## AIM OF THE TASK
Reproduce the listing below in full and without alteration, apart from its pictures.

····················

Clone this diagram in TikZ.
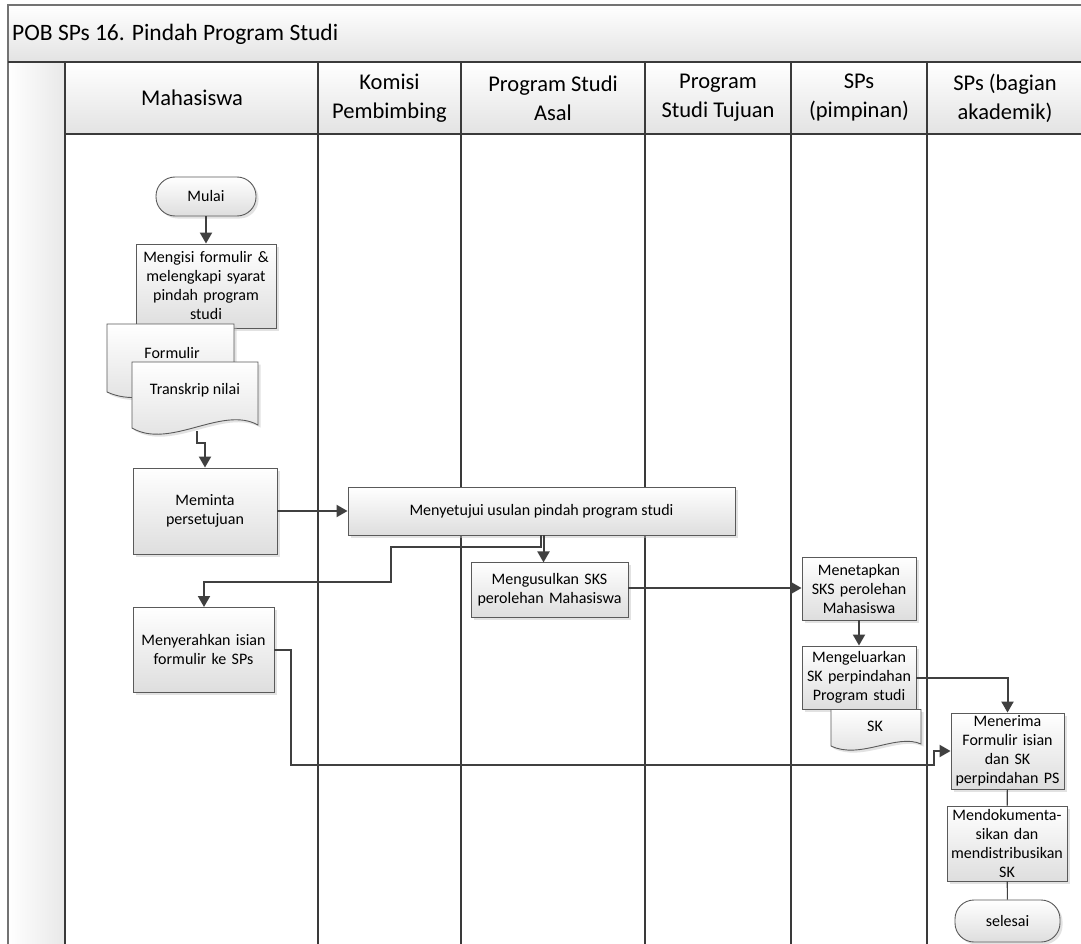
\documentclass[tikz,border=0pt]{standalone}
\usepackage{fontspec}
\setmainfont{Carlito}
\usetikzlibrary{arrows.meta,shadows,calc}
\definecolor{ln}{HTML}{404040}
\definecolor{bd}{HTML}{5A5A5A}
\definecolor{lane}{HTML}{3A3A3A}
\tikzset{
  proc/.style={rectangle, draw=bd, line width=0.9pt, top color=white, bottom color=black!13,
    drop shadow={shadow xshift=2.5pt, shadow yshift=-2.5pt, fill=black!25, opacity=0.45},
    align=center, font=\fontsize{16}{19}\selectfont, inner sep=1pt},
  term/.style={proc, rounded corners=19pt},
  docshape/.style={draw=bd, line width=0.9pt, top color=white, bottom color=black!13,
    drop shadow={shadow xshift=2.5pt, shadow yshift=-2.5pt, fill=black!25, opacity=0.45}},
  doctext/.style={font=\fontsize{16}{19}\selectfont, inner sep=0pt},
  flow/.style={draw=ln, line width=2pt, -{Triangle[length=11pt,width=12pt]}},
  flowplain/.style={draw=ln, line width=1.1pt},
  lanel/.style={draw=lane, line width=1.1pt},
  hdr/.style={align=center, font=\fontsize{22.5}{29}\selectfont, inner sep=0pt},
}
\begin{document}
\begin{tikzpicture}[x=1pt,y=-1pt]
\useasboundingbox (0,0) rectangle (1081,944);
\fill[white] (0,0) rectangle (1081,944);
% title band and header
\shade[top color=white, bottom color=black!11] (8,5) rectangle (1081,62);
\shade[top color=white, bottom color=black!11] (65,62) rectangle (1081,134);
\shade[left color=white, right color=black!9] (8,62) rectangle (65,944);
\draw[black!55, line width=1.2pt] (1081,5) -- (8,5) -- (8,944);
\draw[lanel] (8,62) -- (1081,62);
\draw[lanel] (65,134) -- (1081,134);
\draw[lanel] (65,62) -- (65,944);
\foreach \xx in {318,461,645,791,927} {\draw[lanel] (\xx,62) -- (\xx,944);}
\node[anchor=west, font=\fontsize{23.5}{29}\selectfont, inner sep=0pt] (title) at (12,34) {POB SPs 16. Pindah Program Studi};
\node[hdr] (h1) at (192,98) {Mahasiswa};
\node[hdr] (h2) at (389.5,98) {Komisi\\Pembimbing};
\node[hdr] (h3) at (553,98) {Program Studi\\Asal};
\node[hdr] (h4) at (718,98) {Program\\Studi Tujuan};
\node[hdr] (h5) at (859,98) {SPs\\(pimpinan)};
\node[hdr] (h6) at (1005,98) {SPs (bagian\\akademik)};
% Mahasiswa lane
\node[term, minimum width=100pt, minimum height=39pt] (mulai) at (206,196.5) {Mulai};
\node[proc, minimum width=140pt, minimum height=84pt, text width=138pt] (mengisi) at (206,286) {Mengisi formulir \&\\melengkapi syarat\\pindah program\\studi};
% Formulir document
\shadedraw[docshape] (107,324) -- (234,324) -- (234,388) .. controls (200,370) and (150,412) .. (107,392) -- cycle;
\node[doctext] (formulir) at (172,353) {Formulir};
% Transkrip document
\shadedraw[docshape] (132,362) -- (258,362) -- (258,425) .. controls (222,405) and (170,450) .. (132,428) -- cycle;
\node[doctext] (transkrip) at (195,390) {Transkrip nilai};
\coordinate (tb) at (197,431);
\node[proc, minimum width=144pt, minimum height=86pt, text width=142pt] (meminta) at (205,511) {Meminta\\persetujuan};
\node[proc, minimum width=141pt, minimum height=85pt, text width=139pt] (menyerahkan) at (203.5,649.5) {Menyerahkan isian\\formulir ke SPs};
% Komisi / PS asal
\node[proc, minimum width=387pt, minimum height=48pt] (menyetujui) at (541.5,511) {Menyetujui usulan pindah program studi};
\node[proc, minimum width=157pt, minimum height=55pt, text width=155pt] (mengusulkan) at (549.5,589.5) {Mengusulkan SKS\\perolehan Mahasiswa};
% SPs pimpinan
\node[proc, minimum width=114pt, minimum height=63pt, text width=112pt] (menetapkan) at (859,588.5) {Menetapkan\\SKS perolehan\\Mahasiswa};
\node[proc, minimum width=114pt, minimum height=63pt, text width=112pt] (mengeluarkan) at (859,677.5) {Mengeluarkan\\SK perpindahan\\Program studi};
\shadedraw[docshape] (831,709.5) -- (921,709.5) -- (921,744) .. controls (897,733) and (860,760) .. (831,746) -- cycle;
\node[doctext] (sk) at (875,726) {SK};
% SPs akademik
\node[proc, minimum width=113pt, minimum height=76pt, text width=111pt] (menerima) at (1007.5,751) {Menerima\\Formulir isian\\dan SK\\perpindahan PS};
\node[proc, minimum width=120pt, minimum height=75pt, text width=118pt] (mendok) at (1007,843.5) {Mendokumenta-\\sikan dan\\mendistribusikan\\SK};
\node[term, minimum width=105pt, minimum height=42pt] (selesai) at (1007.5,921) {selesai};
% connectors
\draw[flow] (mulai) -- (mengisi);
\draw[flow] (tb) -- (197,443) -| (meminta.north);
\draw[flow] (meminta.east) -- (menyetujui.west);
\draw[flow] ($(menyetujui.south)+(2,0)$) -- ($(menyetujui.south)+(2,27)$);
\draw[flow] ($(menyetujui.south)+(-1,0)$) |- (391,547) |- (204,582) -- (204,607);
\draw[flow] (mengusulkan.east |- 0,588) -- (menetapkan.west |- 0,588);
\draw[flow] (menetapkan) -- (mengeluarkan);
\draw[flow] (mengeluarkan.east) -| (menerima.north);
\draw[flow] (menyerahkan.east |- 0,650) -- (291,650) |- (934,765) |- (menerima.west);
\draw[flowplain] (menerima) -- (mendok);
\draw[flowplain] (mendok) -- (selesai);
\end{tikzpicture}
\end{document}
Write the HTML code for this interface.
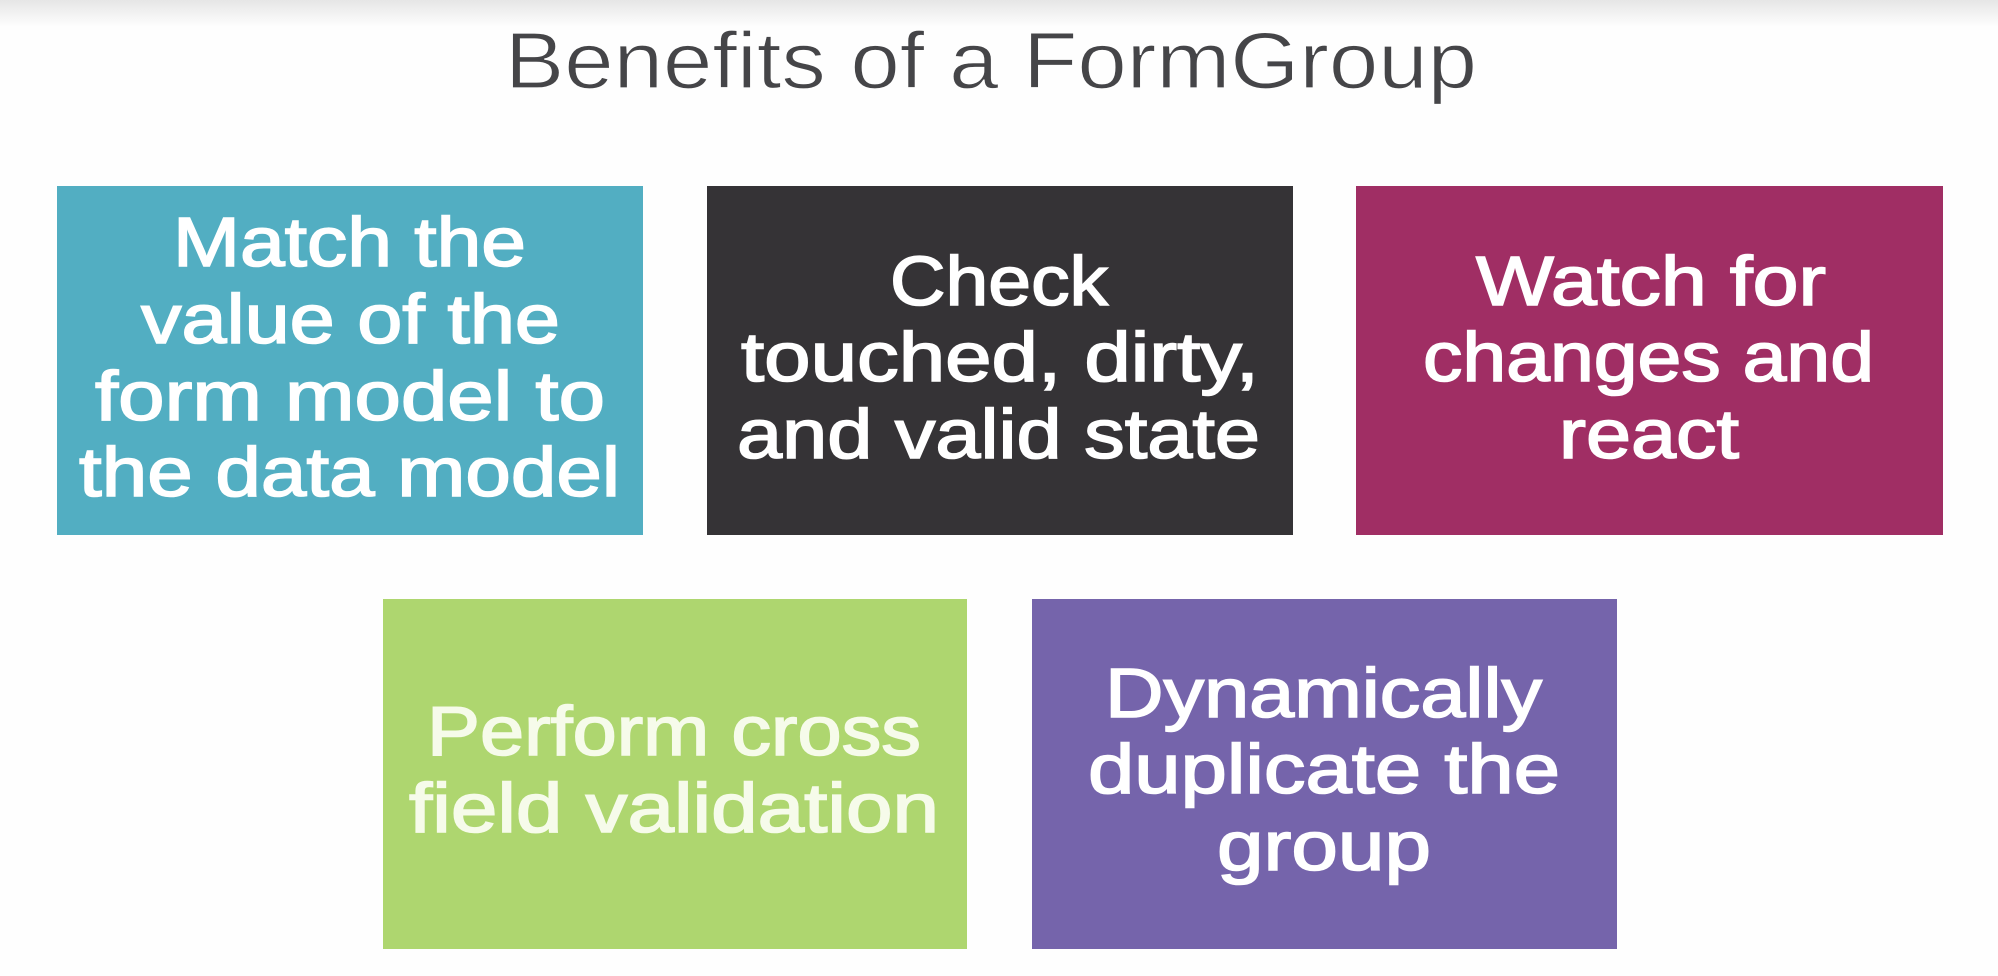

····················

## REPLY
Clone this diagram in TikZ.
\documentclass[tikz,border=0pt]{standalone}
\usepackage{fontspec}
\setmainfont{Carlito}
\usetikzlibrary{arrows.meta,shadows,calc}
\definecolor{ln}{HTML}{404040}
\definecolor{bd}{HTML}{5A5A5A}
\definecolor{lane}{HTML}{3A3A3A}
\tikzset{
  proc/.style={rectangle, draw=bd, line width=0.9pt, top color=white, bottom color=black!13,
    drop shadow={shadow xshift=2.5pt, shadow yshift=-2.5pt, fill=black!25, opacity=0.45},
    align=center, font=\fontsize{16}{19}\selectfont, inner sep=1pt},
  term/.style={proc, rounded corners=19pt},
  docshape/.style={draw=bd, line width=0.9pt, top color=white, bottom color=black!13,
    drop shadow={shadow xshift=2.5pt, shadow yshift=-2.5pt, fill=black!25, opacity=0.45}},
  doctext/.style={font=\fontsize{16}{19}\selectfont, inner sep=0pt},
  flow/.style={draw=ln, line width=2pt, -{Triangle[length=11pt,width=12pt]}},
  flowplain/.style={draw=ln, line width=1.1pt},
  lanel/.style={draw=lane, line width=1.1pt},
  hdr/.style={align=center, font=\fontsize{22.5}{29}\selectfont, inner sep=0pt},
}
\begin{document}
\begin{tikzpicture}[x=1pt,y=-1pt]
\useasboundingbox (0,0) rectangle (1081,944);
\fill[white] (0,0) rectangle (1081,944);
% title band and header
\shade[top color=white, bottom color=black!11] (8,5) rectangle (1081,62);
\shade[top color=white, bottom color=black!11] (65,62) rectangle (1081,134);
\shade[left color=white, right color=black!9] (8,62) rectangle (65,944);
\draw[black!55, line width=1.2pt] (1081,5) -- (8,5) -- (8,944);
\draw[lanel] (8,62) -- (1081,62);
\draw[lanel] (65,134) -- (1081,134);
\draw[lanel] (65,62) -- (65,944);
\foreach \xx in {318,461,645,791,927} {\draw[lanel] (\xx,62) -- (\xx,944);}
\node[anchor=west, font=\fontsize{23.5}{29}\selectfont, inner sep=0pt] (title) at (12,34) {POB SPs 16. Pindah Program Studi};
\node[hdr] (h1) at (192,98) {Mahasiswa};
\node[hdr] (h2) at (389.5,98) {Komisi\\Pembimbing};
\node[hdr] (h3) at (553,98) {Program Studi\\Asal};
\node[hdr] (h4) at (718,98) {Program\\Studi Tujuan};
\node[hdr] (h5) at (859,98) {SPs\\(pimpinan)};
\node[hdr] (h6) at (1005,98) {SPs (bagian\\akademik)};
% Mahasiswa lane
\node[term, minimum width=100pt, minimum height=39pt] (mulai) at (206,196.5) {Mulai};
\node[proc, minimum width=140pt, minimum height=84pt, text width=138pt] (mengisi) at (206,286) {Mengisi formulir \&\\melengkapi syarat\\pindah program\\studi};
% Formulir document
\shadedraw[docshape] (107,324) -- (234,324) -- (234,388) .. controls (200,370) and (150,412) .. (107,392) -- cycle;
\node[doctext] (formulir) at (172,353) {Formulir};
% Transkrip document
\shadedraw[docshape] (132,362) -- (258,362) -- (258,425) .. controls (222,405) and (170,450) .. (132,428) -- cycle;
\node[doctext] (transkrip) at (195,390) {Transkrip nilai};
\coordinate (tb) at (197,431);
\node[proc, minimum width=144pt, minimum height=86pt, text width=142pt] (meminta) at (205,511) {Meminta\\persetujuan};
\node[proc, minimum width=141pt, minimum height=85pt, text width=139pt] (menyerahkan) at (203.5,649.5) {Menyerahkan isian\\formulir ke SPs};
% Komisi / PS asal
\node[proc, minimum width=387pt, minimum height=48pt] (menyetujui) at (541.5,511) {Menyetujui usulan pindah program studi};
\node[proc, minimum width=157pt, minimum height=55pt, text width=155pt] (mengusulkan) at (549.5,589.5) {Mengusulkan SKS\\perolehan Mahasiswa};
% SPs pimpinan
\node[proc, minimum width=114pt, minimum height=63pt, text width=112pt] (menetapkan) at (859,588.5) {Menetapkan\\SKS perolehan\\Mahasiswa};
\node[proc, minimum width=114pt, minimum height=63pt, text width=112pt] (mengeluarkan) at (859,677.5) {Mengeluarkan\\SK perpindahan\\Program studi};
\shadedraw[docshape] (831,709.5) -- (921,709.5) -- (921,744) .. controls (897,733) and (860,760) .. (831,746) -- cycle;
\node[doctext] (sk) at (875,726) {SK};
% SPs akademik
\node[proc, minimum width=113pt, minimum height=76pt, text width=111pt] (menerima) at (1007.5,751) {Menerima\\Formulir isian\\dan SK\\perpindahan PS};
\node[proc, minimum width=120pt, minimum height=75pt, text width=118pt] (mendok) at (1007,843.5) {Mendokumenta-\\sikan dan\\mendistribusikan\\SK};
\node[term, minimum width=105pt, minimum height=42pt] (selesai) at (1007.5,921) {selesai};
% connectors
\draw[flow] (mulai) -- (mengisi);
\draw[flow] (tb) -- (197,443) -| (meminta.north);
\draw[flow] (meminta.east) -- (menyetujui.west);
\draw[flow] ($(menyetujui.south)+(2,0)$) -- ($(menyetujui.south)+(2,27)$);
\draw[flow] ($(menyetujui.south)+(-1,0)$) |- (391,547) |- (204,582) -- (204,607);
\draw[flow] (mengusulkan.east |- 0,588) -- (menetapkan.west |- 0,588);
\draw[flow] (menetapkan) -- (mengeluarkan);
\draw[flow] (mengeluarkan.east) -| (menerima.north);
\draw[flow] (menyerahkan.east |- 0,650) -- (291,650) |- (934,765) |- (menerima.west);
\draw[flowplain] (menerima) -- (mendok);
\draw[flowplain] (mendok) -- (selesai);
\end{tikzpicture}
\end{document}
Write the HTML code for this interface.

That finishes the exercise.